National Farmers Union President Rob Larew said, “We appreciate the court providing clarity on tariff authority. However, many family farmers and ranchers have already felt the consequences of this tariff agenda.”
“Over the past year, tariffs have raised input costs, disrupted export markets and triggered retaliation against U.S. agricultural goods. In an already fragile farm economy, uncertainty has hit family operations hardest,” Larew said.
“We urge the administration not to pursue similar tariffs under other authorities, and we call on Congress to exercise its oversight role to ensure trade policy supports — not undermines — America’s family farmers and ranchers.”

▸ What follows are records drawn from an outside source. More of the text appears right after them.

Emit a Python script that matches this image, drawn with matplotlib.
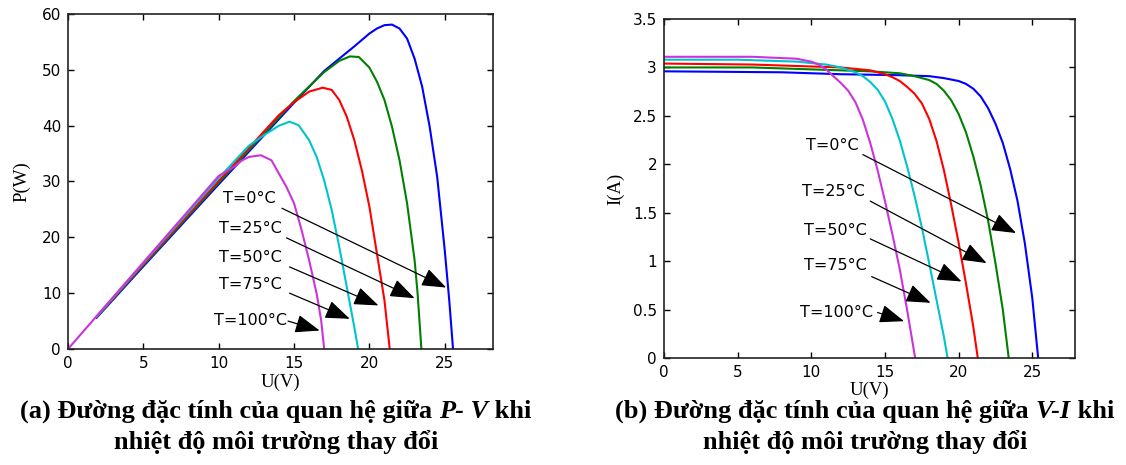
import matplotlib
matplotlib.use("Agg")
import matplotlib.pyplot as plt

# Data
############################################################################
labels = ["T=0°C", "T=25°C", "T=50°C", "T=75°C", "T=100°C"]
colors = ["#0000ff", "#008000", "#ff0000", "#00c4cc", "#cc33dd"]

# P-V curves
u_p_t0 = [1.9, 5, 10, 15, 17, 19, 20, 20.5, 21, 21.5, 22, 22.5, 23, 23.5, 24, 24.5, 25, 25.3, 25.55]
p_t0 = [5.6, 14.8, 29.5, 44.1, 49.8, 54.2, 56.5, 57.4, 58.0, 58.1, 57.4, 55.6, 52.0, 47.0, 39.8, 30.8, 17.7, 8.7, 0.0]
u_p_t25 = [1.9, 5, 10, 15, 17, 18, 18.7, 19.3, 20, 20.5, 21, 21.5, 22, 22.5, 23, 23.2, 23.45]
p_t25 = [5.7, 15.0, 29.8, 44.4, 49.6, 51.6, 52.4, 52.3, 50.4, 47.9, 44.6, 39.8, 33.8, 26.1, 15.9, 9.9, 0.0]
u_p_t50 = [1.9, 5, 10, 14, 15, 16, 16.9, 17.5, 18, 18.5, 19, 19.5, 20, 20.5, 21, 21.35]
p_t50 = [5.8, 15.2, 30.1, 41.9, 44.2, 46.1, 46.8, 46.4, 44.6, 41.6, 37.4, 32.0, 25.5, 17.1, 8.7, 0.0]
u_p_t75 = [1.9, 5, 10, 12, 13, 14, 14.7, 15.3, 16, 16.5, 17, 17.5, 18, 18.5, 19, 19.25]
p_t75 = [5.8, 15.4, 30.6, 36.4, 38.3, 40.0, 40.7, 40.1, 37.4, 34.4, 30.2, 24.9, 18.3, 11.1, 3.9, 0.0]
u_p_t100 = [0, 5, 10, 11, 11.5, 12, 12.8, 13.5, 14, 14.5, 15, 15.5, 16, 16.5, 16.8, 17.0]
p_t100 = [0, 15.5, 31.0, 32.6, 33.7, 34.4, 34.7, 33.8, 31.4, 29.0, 26.1, 21.3, 15.9, 9.9, 5.1, 0.0]

# V-I curves
u_i_t0 = [0, 8, 12, 16, 18, 19, 20, 20.5, 21, 21.5, 22, 22.5, 23, 23.5, 24, 24.5, 25, 25.4]
i_t0 = [2.96, 2.95, 2.93, 2.92, 2.91, 2.89, 2.86, 2.83, 2.78, 2.70, 2.58, 2.42, 2.22, 1.95, 1.62, 1.18, 0.62, 0.0]
u_i_t25 = [0, 6, 10, 14, 16, 17, 18, 18.5, 19, 19.5, 20, 20.5, 21, 21.5, 22, 22.5, 23, 23.4]
i_t25 = [3.00, 3.00, 2.98, 2.96, 2.94, 2.91, 2.87, 2.83, 2.76, 2.66, 2.52, 2.33, 2.08, 1.78, 1.42, 0.98, 0.5, 0.0]
u_i_t50 = [0, 6, 10, 12, 14, 15, 15.5, 16, 16.5, 17, 17.5, 18, 18.5, 19, 19.5, 20, 20.5, 21, 21.3]
i_t50 = [3.04, 3.03, 3.01, 3.0, 2.97, 2.93, 2.9, 2.86, 2.8, 2.73, 2.63, 2.47, 2.24, 1.94, 1.58, 1.19, 0.77, 0.32, 0.0]
u_i_t75 = [0, 5, 9, 11, 12, 13, 13.5, 14, 14.5, 15, 15.5, 16, 16.5, 17, 17.5, 18, 18.5, 19, 19.25]
i_t75 = [3.08, 3.08, 3.06, 3.03, 3.0, 2.95, 2.91, 2.85, 2.77, 2.65, 2.47, 2.25, 1.98, 1.68, 1.35, 0.98, 0.6, 0.22, 0.0]
u_i_t100 = [0, 6, 9, 10, 10.5, 11, 11.5, 12, 12.5, 13, 13.5, 14, 14.5, 15, 15.5, 16, 16.5, 17.05]
i_t100 = [3.11, 3.11, 3.09, 3.06, 3.03, 2.98, 2.91, 2.84, 2.76, 2.64, 2.46, 2.22, 1.94, 1.62, 1.28, 0.92, 0.5, 0.0]

# Annotation positions (label, arrow tail, arrow head) in data units
pv_text = [(12.0, 27.0), (12.1, 21.6), (12.1, 16.3), (12.1, 11.5), (12.1, 5.1)]
pv_tail = [(14.2, 25.2), (14.5, 19.9), (14.7, 14.7), (14.7, 10.0), (14.6, 5.0)]
pv_head = [(25.1, 11.0), (23.0, 9.1), (20.6, 7.8), (18.7, 5.4), (16.7, 3.3)]
iv_text = [(11.4, 2.19), (11.5, 1.72), (11.6, 1.32), (11.6, 0.95), (11.7, 0.47)]
iv_tail = [(13.5, 2.10), (14.0, 1.62), (14.0, 1.23), (14.1, 0.84), (14.5, 0.47)]
iv_head = [(23.9, 1.29), (21.9, 0.98), (20.2, 0.79), (18.1, 0.57), (16.3, 0.38)]
############################################################################

pv_curves = [(u_p_t0, p_t0), (u_p_t25, p_t25), (u_p_t50, p_t50), (u_p_t75, p_t75), (u_p_t100, p_t100)]
iv_curves = [(u_i_t0, i_t0), (u_i_t25, i_t25), (u_i_t50, i_t50), (u_i_t75, i_t75), (u_i_t100, i_t100)]

fig = plt.figure(figsize=(11.26, 4.65), dpi=100)
ax1 = fig.add_axes([0.0604, 0.2495, 0.3774, 0.7204])
ax2 = fig.add_axes([0.5897, 0.2301, 0.3650, 0.7290])


def style_axes(ax):
    ax.tick_params(direction="in", top=True, right=True, length=4, width=1,
                   labelsize=11, pad=5)
    for lab in ax.get_xticklabels() + ax.get_yticklabels():
        lab.set_family("DejaVu Sans")
    for sp in ax.spines.values():
        sp.set_linewidth(1.2)
        sp.set_color("#222222")


def annotate(ax, texts, tails, heads):
    for lab, t, a, b in zip(labels, texts, tails, heads):
        ax.text(t[0], t[1], lab, ha="center", va="center", fontsize=11.5,
                family="DejaVu Sans")
        ax.annotate("", xy=b, xytext=a,
                    arrowprops=dict(arrowstyle="-|>,head_length=0.8,head_width=0.3",
                                    color="black", lw=0.9, mutation_scale=19,
                                    shrinkA=0, shrinkB=0))


# Grafica P-V
for (u, p), c in zip(pv_curves, colors):
    ax1.plot(u, p, color=c, lw=1.5)
ax1.set_xlim(0, 28.2)
ax1.set_ylim(0, 60)
ax1.set_xticks([0, 5, 10, 15, 20, 25])
ax1.set_yticks([0, 10, 20, 30, 40, 50, 60])
style_axes(ax1)
ax1.set_xlabel("U(V)", family="Liberation Serif", fontsize=13.5, labelpad=2)
ax1.set_ylabel("P(W)", family="Liberation Serif", fontsize=13.5, labelpad=8)
annotate(ax1, pv_text, pv_tail, pv_head)

# Grafica V-I
for (u, i), c in zip(iv_curves, colors):
    ax2.plot(u, i, color=c, lw=1.5)
ax2.set_xlim(0, 27.9)
ax2.set_ylim(0, 3.5)
ax2.set_xticks([0, 5, 10, 15, 20, 25])
ax2.set_yticks([0, 0.5, 1, 1.5, 2, 2.5, 3, 3.5])
ax2.set_yticklabels(["0", "0.5", "1", "1.5", "2", "2.5", "3", "3.5"])
style_axes(ax2)
ax2.set_xlabel("U(V)", family="Liberation Serif", fontsize=13.5, labelpad=1)
ax2.set_ylabel("I(A)", family="Liberation Serif", fontsize=13.5, labelpad=6)
annotate(ax2, iv_text, iv_tail, iv_head)


# Captions (bold serif, with the bold italic part)
def caption_line(parts, xc, yc, size=19):
    renderer = fig.canvas.get_renderer()
    objs = []
    for s, italic in parts:
        t = fig.text(0, yc, s, fontsize=size, family="Liberation Serif",
                     weight="bold", style="italic" if italic else "normal",
                     va="center", ha="left")
        objs.append(t)
    widths = [o.get_window_extent(renderer).width / fig.bbox.width for o in objs]
    x = xc - sum(widths) / 2
    for o, w in zip(objs, widths):
        o.set_x(x)
        x += w


caption_line([("(a) Đường đặc tính của quan hệ giữa ", False), ("P- V", True),
              (" khi", False)], 0.245, 1 - 411 / 465)
caption_line([("nhiệt độ môi trường thay đổi", False)], 0.245, 1 - 442 / 465)
caption_line([("(b) Đường đặc tính của quan hệ giữa ", False), ("V-I", True),
              (" khi", False)], 0.768, 1 - 411 / 465)
caption_line([("nhiệt độ môi trường thay đổi", False)], 0.768, 1 - 442 / 465)

fig.savefig("out.png", dpi=100)
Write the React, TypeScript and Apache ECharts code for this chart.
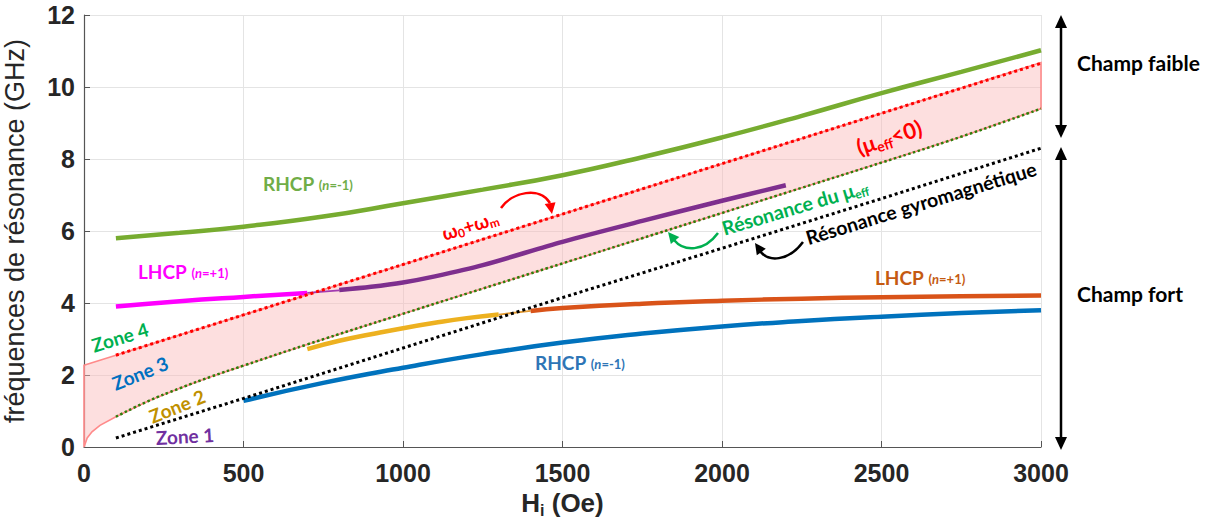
import React, { useEffect, useRef } from "react";
import * as echarts from "echarts";

// ---- data ----
const X_TICKS = [0, 500, 1000, 1500, 2000, 2500, 3000];

const H_FILL = [0, 10, 25, 50, 100, 200, 300, 400, 500, 700, 1000, 1250, 1500, 1750, 2000, 2250, 2500, 2750, 3000];
const F_FILL_LOW = [0, 0.25, 0.42, 0.6, 0.84, 1.27, 1.63, 1.96, 2.26, 2.85, 3.7, 4.4, 5.1, 5.8, 6.5, 7.2, 7.9, 8.62, 9.4];
const F_FILL_HIGH = [2.27, 2.3, 2.34, 2.41, 2.55, 2.83, 3.11, 3.39, 3.67, 4.23, 5.07, 5.77, 6.47, 7.17, 7.87, 8.57, 9.27, 9.97, 10.68];

const H_W0WM = [100, 500, 1000, 1500, 2000, 2500, 3000];
const F_W0WM = [2.55, 3.67, 5.07, 6.47, 7.87, 9.27, 10.66];

const H_MUEFF = [100, 200, 300, 400, 500, 700, 1000, 1250, 1500, 1750, 2000, 2250, 2500, 2750, 3000];
const F_MUEFF = [0.84, 1.27, 1.63, 1.96, 2.26, 2.85, 3.7, 4.4, 5.1, 5.8, 6.5, 7.2, 7.9, 8.62, 9.4];

const H_GYRO = [100, 500, 1000, 1500, 2000, 2500, 3000];
const F_GYRO = [0.25, 1.35, 2.75, 4.15, 5.52, 6.9, 8.3];

const H_RHCP_TOP = [100, 300, 500, 750, 1000, 1250, 1500, 1750, 2000, 2250, 2500, 2750, 3000];
const F_RHCP_TOP = [5.8, 5.95, 6.12, 6.4, 6.77, 7.15, 7.55, 8.05, 8.6, 9.2, 9.83, 10.42, 11.02];

const H_LHCP_MAG = [100, 300, 500, 700];
const F_LHCP_MAG = [3.9, 4.05, 4.17, 4.28];

const H_LINK_PURPLE = [700, 800];
const F_LINK_PURPLE = [4.28, 4.35];

const H_PURPLE = [800, 900, 1000, 1100, 1250, 1500, 1750, 2000, 2200];
const F_PURPLE = [4.36, 4.45, 4.57, 4.74, 5.05, 5.7, 6.28, 6.84, 7.27];

const H_YELLOW = [700, 800, 900, 1000, 1100, 1200, 1300];
const F_YELLOW = [2.72, 2.95, 3.13, 3.3, 3.45, 3.58, 3.68];

const H_LINK_YELLOW = [1300, 1400];
const F_LINK_YELLOW = [3.68, 3.78];

const H_LHCP_ORANGE = [1400, 1500, 1750, 2000, 2250, 2500, 2750, 3000];
const F_LHCP_ORANGE = [3.78, 3.86, 3.98, 4.06, 4.12, 4.16, 4.19, 4.21];

const H_RHCP_BLUE = [500, 750, 1000, 1250, 1500, 1750, 2000, 2250, 2500, 2750, 3000];
const F_RHCP_BLUE = [1.28, 1.78, 2.2, 2.58, 2.9, 3.15, 3.35, 3.5, 3.62, 3.72, 3.8];

const zip = (xs: number[], ys: number[]) => xs.map((x, i) => [x, ys[i]]);

const ANN_FONT = "Lato, 'Open Sans', sans-serif";
const AX_FONT = "'Liberation Sans', Arial, sans-serif";
const deg = (d: number) => (d * Math.PI) / 180;

function arrowHead(tx: number, ty: number, angleDeg: number, color: string, len = 11, half = 5.5) {
  const a = deg(angleDeg);
  const dx = Math.cos(a), dy = Math.sin(a);
  const bx = tx - dx * len, by = ty - dy * len;
  const px = -dy, py = dx;
  return {
    type: "polygon",
    z: 100,
    shape: { points: [[tx, ty], [bx + px * half, by + py * half], [bx - px * half, by - py * half]] },
    style: { fill: color },
  };
}

function curve(p: number[][], color: string) {
  return {
    type: "bezierCurve",
    z: 100,
    shape: { x1: p[0][0], y1: p[0][1], cpx1: p[1][0], cpy1: p[1][1], cpx2: p[2][0], cpy2: p[2][1], x2: p[3][0], y2: p[3][1] },
    style: { stroke: color, lineWidth: 2.5, fill: "none" },
  };
}

function label(x: number, y: number, rich: any, text: string, rotDeg = 0, align = "center") {
  return {
    type: "text",
    z: 100,
    x,
    y,
    rotation: deg(rotDeg),
    style: {
      text,
      rich,
      align,
      verticalAlign: "middle",
      font: `bold 18px ${ANN_FONT}`,
    },
  };
}

function polRich(color: string) {
  return {
    b: { fontFamily: ANN_FONT, fontWeight: "bold", fontSize: 19, fill: color },
    s: { fontFamily: ANN_FONT, fontWeight: "bold", fontSize: 13, fill: color, padding: [4, 0, 0, 0] },
    i: { fontFamily: ANN_FONT, fontWeight: "bold", fontStyle: "italic", fontSize: 13, fill: color, padding: [4, 0, 0, 0] },
  };
}
function polText(kind: string, n: string) {
  return `{b|${kind} }{s|(}{i|n}{s|=${n})}`;
}

function simpleRich(color: string, size = 17) {
  return {
    t: { fontFamily: ANN_FONT, fontWeight: "bold", fontSize: size, fill: color },
    sub: { fontFamily: ANN_FONT, fontWeight: "bold", fontSize: Math.round(size * 0.62), fill: color, padding: [Math.round(size * 0.55), 0, 0, 0] },
  };
}

export default function App() {
  const ref = useRef<HTMLDivElement>(null);
  useEffect(() => {
    document.body.style.margin = "0";
    const chart = echarts.init(ref.current!, undefined, { renderer: "svg" });

    const line = (name: string, data: number[][], color: string, width: number, type: any = "solid", smooth: any = true, z = 3) => ({
      name,
      type: "line",
      data,
      symbol: "none",
      smooth,
      z,
      lineStyle: { color, width, type, cap: "butt" },
    });

    const option: any = {
      animation: false,
      backgroundColor: "#ffffff",
      grid: { left: 84, top: 15, width: 957, height: 432, containLabel: false, outerBoundsMode: "none" },
      xAxis: {
        type: "value",
        min: 0,
        max: 3000,
        interval: 500,
        name: "{m|H}{sub|i}{m| (Oe)}",
        nameLocation: "middle",
        nameGap: 38,
        nameTextStyle: {
          rich: {
            m: { fontFamily: AX_FONT, fontWeight: "bold", fontSize: 26, color: "#262626" },
            sub: { fontFamily: AX_FONT, fontWeight: "bold", fontSize: 16, color: "#262626", padding: [16, 0, 0, 0] },
          },
        },
        axisLine: { show: true, onZero: false, lineStyle: { color: "#555555", width: 1.2 } },
        axisTick: { show: true, inside: true, length: 6, lineStyle: { color: "#555555" } },
        axisLabel: {
          fontFamily: AX_FONT,
          fontWeight: "bold",
          fontSize: 25,
          color: "#262626",
          margin: 13,
          formatter: (v: number) => (X_TICKS.includes(v) ? String(v) : ""),
        },
        splitLine: { show: true, lineStyle: { color: "#e4e4e4", width: 1 } },
      },
      yAxis: {
        type: "value",
        min: 0,
        max: 12,
        interval: 2,
        name: "fréquences de résonance (GHz)",
        nameLocation: "middle",
        nameGap: 56,
        nameRotate: 90,
        nameTextStyle: { fontFamily: AX_FONT, fontSize: 27, color: "#262626" },
        axisLine: { show: true, onZero: false, lineStyle: { color: "#555555", width: 1.2 } },
        axisTick: { show: true, inside: true, length: 6, lineStyle: { color: "#555555" } },
        axisLabel: { fontFamily: AX_FONT, fontWeight: "bold", fontSize: 25, color: "#262626", margin: 9 },
        splitLine: { show: true, lineStyle: { color: "#e4e4e4", width: 1 } },
      },
      series: [
        {
          name: "zone",
          type: "custom",
          z: 1,
          data: H_FILL.map((h, i) => [h, F_FILL_LOW[i], F_FILL_HIGH[i]]),
          renderItem: (params: any, api: any) => {
            if (params.dataIndex !== 0) return null;
            const lower = H_FILL.map((h, i) => api.coord([h, F_FILL_LOW[i]]));
            const upper = H_FILL.map((h, i) => api.coord([h, F_FILL_HIGH[i]])).reverse();
            return {
              type: "polygon",
              shape: { points: lower.concat(upper), smooth: 0 },
              style: { fill: "rgba(250, 185, 185, 0.45)", stroke: "#ff8a8a", lineWidth: 1.6 },
            };
          },
        },
        line("w0wm", zip(H_W0WM, F_W0WM), "#ff0000", 3, "dotted", false, 4),
        line("mueff", zip(H_MUEFF, F_MUEFF), "#2f7d0a", 2.5, "dotted", true, 4),
        line("gyro", zip(H_GYRO, F_GYRO), "#000000", 3, "dotted", false, 4),
        line("rhcp_top", zip(H_RHCP_TOP, F_RHCP_TOP), "#77ac30", 4.5),
        line("lhcp_mag", zip(H_LHCP_MAG, F_LHCP_MAG), "#ff00ff", 4.5),
        line("link_purple", zip(H_LINK_PURPLE, F_LINK_PURPLE), "#a23ab0", 1.8, "solid", false),
        line("purple", zip(H_PURPLE, F_PURPLE), "#7e2f8e", 4.5, "solid", 0.3),
        line("yellow", zip(H_YELLOW, F_YELLOW), "#edb120", 4.5),
        line("link_yellow", zip(H_LINK_YELLOW, F_LINK_YELLOW), "#e39a33", 1.8, "solid", false),
        line("lhcp_orange", zip(H_LHCP_ORANGE, F_LHCP_ORANGE), "#d95319", 4.5),
        line("rhcp_blue", zip(H_RHCP_BLUE, F_RHCP_BLUE), "#0072bd", 4.5),
      ],
      graphic: [
        label(263, 183, polRich("#70ad47"), polText("RHCP", "-1"), 0, "left"),
        label(138, 271, polRich("#ff00ff"), polText("LHCP", "+1"), 0, "left"),
        label(875, 277, polRich("#c55a11"), polText("LHCP", "+1"), 0, "left"),
        label(535, 362, polRich("#2e75b6"), polText("RHCP", "-1"), 0, "left"),
        label(120, 337, simpleRich("#00b050", 19), "{t|Zone 4}", 17),
        label(140, 373, simpleRich("#0070c0", 19), "{t|Zone 3}", 22),
        label(177, 406, simpleRich("#bf9000", 19), "{t|Zone 2}", 22),
        label(185, 436, simpleRich("#7030a0", 19), "{t|Zone 1}", 3),
        label(470, 225, simpleRich("#ff0000", 19), "{t|ω}{sub|0}{t|+ω}{sub|m}", 17),
        label(889, 137, simpleRich("#ff0000", 22), "{t|(μ}{sub|eff}{t|<0)}", 18),
        label(795, 207, simpleRich("#00b050", 19.5), "{t|Résonance du μ}{sub|eff}", 16.5),
        label(921, 203, simpleRich("#000000", 19.5), "{t|Résonance gyromagnétique}", 17),
        curve([[501, 208], [512, 192], [540, 186], [550, 203]], "#ff0000"),
        arrowHead(552, 214, 80, "#ff0000"),
        curve([[718, 233], [704, 252], [684, 252], [674, 240]], "#00b050"),
        arrowHead(668, 232, 230, "#00b050"),
        curve([[803, 242], [788, 262], [768, 262], [760, 251]], "#000000"),
        arrowHead(755, 243, 235, "#000000"),
        { type: "line", z: 100, shape: { x1: 1061, y1: 24, x2: 1061, y2: 129 }, style: { stroke: "#000", lineWidth: 2.5 } },
        arrowHead(1061, 15, -90, "#000", 13, 6),
        arrowHead(1061, 138, 90, "#000", 13, 6),
        { type: "line", z: 100, shape: { x1: 1061, y1: 156, x2: 1061, y2: 441 }, style: { stroke: "#000", lineWidth: 2.5 } },
        arrowHead(1061, 147, -90, "#000", 13, 6),
        arrowHead(1061, 450, 90, "#000", 13, 6),
        label(1077, 62, simpleRich("#000000", 21), "{t|Champ faible}", 0, "left"),
        label(1077, 293, simpleRich("#000000", 21), "{t|Champ fort}", 0, "left"),
      ],
    };
    chart.setOption(option);
    return () => chart.dispose();
  }, []);
  return <div ref={ref} style={{ width: 1214, height: 522, position: "absolute", left: 0, top: 0 }} />;
}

Agriculture Secretary Brooke Rollins said in a post on X, “Despite the Supreme Court’s ruling against one form of tariff, we are not backing down — not even for a second.”
“We’re doubling down on rebalancing global trade so it finally works for America. That means fair deals that put our farmers and ranchers first: protecting family farms, strengthening rural economies, and ensuring American agriculture leads the world again,” Rollins said.
Rollins noted the increases in exports of tree nuts, ethanol, dairy and corn.